**Raw data**.
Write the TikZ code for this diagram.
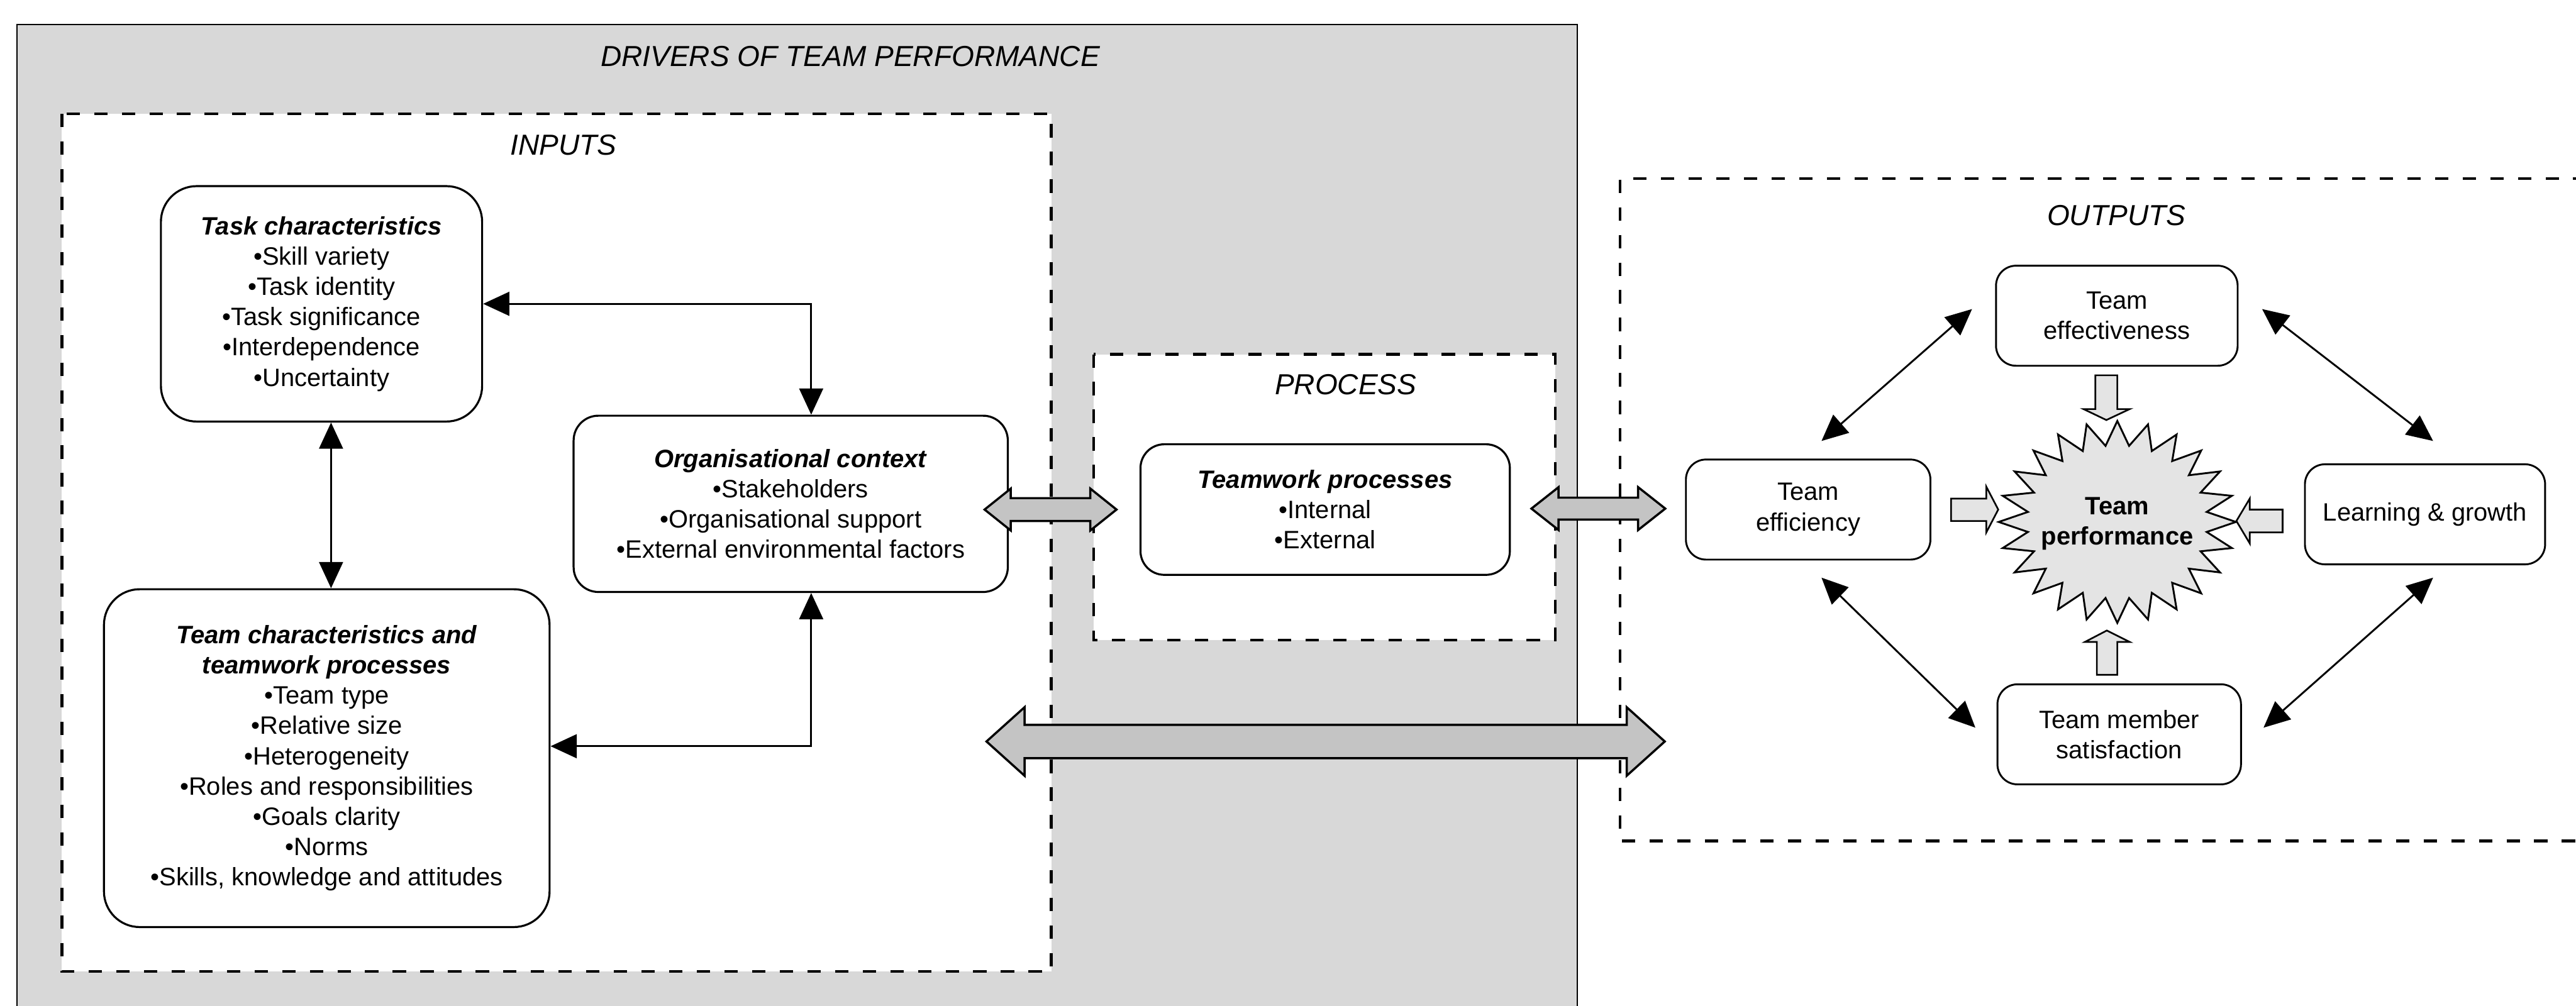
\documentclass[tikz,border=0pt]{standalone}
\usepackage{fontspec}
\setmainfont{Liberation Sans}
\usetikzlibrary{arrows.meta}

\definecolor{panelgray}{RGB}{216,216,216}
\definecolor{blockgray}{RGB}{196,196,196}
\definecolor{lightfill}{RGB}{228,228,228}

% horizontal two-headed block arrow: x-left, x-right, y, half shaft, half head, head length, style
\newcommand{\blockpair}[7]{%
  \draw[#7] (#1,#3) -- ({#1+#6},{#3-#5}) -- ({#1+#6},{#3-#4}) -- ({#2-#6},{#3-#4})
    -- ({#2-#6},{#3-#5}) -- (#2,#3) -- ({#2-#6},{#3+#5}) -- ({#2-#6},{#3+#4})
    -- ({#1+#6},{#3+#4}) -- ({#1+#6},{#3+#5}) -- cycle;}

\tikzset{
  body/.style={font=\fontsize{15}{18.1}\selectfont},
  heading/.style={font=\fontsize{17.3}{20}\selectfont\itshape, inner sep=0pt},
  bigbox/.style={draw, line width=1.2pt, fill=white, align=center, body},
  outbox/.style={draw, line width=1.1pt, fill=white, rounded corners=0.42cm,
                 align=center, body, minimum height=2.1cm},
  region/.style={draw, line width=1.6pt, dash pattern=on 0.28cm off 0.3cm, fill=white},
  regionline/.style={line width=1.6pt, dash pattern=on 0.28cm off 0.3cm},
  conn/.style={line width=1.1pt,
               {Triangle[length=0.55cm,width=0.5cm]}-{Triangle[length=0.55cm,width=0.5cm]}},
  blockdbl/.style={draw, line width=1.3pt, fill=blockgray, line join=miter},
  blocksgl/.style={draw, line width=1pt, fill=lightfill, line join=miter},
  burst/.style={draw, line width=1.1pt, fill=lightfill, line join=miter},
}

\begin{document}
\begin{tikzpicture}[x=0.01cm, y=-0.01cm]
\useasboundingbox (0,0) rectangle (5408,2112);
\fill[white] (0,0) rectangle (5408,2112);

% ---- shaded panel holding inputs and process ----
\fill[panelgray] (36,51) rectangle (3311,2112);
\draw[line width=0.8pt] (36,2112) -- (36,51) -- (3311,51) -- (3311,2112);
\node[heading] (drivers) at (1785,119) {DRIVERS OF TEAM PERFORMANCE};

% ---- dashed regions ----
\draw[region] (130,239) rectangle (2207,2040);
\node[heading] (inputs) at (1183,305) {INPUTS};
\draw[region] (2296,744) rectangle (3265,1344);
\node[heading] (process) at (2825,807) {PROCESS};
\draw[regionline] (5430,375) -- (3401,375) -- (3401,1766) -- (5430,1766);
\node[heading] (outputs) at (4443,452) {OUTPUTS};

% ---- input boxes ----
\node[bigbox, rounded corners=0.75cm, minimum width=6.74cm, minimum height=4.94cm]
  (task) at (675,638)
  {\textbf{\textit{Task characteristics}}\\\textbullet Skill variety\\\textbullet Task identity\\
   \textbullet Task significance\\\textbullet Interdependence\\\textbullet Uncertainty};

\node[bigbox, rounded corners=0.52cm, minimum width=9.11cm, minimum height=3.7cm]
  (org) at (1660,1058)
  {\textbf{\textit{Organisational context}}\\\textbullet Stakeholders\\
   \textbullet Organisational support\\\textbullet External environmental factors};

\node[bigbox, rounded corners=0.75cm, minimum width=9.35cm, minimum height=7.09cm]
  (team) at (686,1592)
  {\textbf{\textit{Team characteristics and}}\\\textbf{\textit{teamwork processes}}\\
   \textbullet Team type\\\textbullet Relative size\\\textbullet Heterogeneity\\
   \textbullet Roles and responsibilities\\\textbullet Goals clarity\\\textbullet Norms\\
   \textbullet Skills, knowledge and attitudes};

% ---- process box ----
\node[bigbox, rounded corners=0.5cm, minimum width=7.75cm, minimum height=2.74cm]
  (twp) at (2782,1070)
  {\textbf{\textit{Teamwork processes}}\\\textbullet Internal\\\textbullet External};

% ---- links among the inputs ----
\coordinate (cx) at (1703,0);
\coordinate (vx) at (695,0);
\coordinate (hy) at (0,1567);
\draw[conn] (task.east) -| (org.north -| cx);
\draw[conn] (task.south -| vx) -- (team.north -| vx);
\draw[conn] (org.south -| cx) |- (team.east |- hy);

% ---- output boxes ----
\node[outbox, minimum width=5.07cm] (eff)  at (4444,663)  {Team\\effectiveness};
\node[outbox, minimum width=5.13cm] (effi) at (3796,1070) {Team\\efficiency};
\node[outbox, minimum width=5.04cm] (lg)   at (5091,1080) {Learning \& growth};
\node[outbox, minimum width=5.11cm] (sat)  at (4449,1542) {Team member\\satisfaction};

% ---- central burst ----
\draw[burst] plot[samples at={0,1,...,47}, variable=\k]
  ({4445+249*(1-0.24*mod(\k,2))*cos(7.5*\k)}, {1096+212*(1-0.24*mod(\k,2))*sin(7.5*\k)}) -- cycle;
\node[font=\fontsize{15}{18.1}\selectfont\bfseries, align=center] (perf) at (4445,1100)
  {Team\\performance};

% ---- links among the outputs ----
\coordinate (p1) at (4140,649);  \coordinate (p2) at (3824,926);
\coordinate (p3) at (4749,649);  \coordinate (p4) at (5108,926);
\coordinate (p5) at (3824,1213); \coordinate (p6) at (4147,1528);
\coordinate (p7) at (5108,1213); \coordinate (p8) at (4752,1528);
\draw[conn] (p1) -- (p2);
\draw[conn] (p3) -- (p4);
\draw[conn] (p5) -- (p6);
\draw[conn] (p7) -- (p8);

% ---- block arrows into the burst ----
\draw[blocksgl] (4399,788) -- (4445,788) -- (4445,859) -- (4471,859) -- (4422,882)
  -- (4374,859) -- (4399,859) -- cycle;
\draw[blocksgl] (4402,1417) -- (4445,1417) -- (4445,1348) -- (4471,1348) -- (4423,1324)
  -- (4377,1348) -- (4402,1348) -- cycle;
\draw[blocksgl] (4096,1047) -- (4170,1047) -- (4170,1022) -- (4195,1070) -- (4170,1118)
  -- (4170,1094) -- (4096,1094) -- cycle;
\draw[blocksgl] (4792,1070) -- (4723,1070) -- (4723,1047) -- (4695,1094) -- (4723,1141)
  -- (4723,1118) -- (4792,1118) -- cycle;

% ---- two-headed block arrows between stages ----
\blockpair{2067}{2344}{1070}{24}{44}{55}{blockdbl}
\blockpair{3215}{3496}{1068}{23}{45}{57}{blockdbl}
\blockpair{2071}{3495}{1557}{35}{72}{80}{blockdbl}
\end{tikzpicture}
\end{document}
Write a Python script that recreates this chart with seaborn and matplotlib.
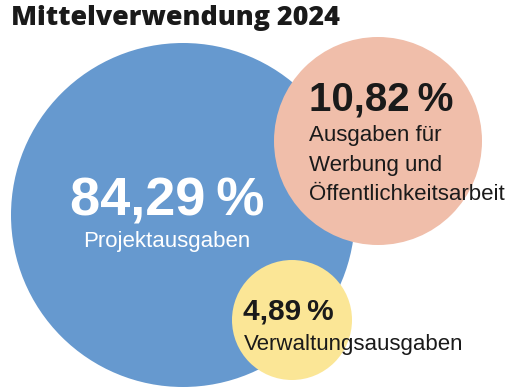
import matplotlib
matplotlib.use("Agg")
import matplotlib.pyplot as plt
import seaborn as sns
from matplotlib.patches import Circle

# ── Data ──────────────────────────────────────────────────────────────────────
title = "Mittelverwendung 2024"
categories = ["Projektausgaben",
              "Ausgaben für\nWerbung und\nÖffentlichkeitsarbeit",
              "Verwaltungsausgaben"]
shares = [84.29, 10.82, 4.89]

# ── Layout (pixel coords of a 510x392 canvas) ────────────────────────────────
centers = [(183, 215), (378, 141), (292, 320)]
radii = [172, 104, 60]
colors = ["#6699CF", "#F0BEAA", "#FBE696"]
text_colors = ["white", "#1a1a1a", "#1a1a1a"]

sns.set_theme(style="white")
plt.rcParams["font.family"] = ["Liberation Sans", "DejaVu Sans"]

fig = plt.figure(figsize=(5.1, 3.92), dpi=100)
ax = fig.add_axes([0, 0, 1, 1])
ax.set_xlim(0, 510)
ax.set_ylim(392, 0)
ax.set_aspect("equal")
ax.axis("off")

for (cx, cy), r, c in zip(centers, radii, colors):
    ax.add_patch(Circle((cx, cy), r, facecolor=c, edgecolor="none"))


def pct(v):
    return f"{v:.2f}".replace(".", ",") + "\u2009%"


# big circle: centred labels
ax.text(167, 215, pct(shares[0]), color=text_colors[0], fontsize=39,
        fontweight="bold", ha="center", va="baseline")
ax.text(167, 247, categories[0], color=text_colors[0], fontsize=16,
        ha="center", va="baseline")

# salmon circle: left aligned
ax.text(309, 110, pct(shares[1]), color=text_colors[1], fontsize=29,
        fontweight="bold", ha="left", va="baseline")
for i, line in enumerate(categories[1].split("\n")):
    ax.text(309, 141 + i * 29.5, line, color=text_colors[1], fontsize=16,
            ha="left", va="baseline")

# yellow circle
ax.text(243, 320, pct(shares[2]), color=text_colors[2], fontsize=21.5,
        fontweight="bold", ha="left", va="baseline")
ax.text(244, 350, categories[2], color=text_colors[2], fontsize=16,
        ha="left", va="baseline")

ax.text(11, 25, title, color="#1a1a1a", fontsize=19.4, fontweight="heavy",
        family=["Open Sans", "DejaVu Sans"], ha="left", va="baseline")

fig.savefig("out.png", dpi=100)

**Exercise directions**.
Your first line is the one with "Write a Python", and your last is the one with "from matplotlib.patches import Circle". Copy those and every line between them exactly, without any pictures.

**Task result**.
Write a Python script that recreates this chart with seaborn and matplotlib.
import matplotlib
matplotlib.use("Agg")
import matplotlib.pyplot as plt
import seaborn as sns
from matplotlib.patches import Circle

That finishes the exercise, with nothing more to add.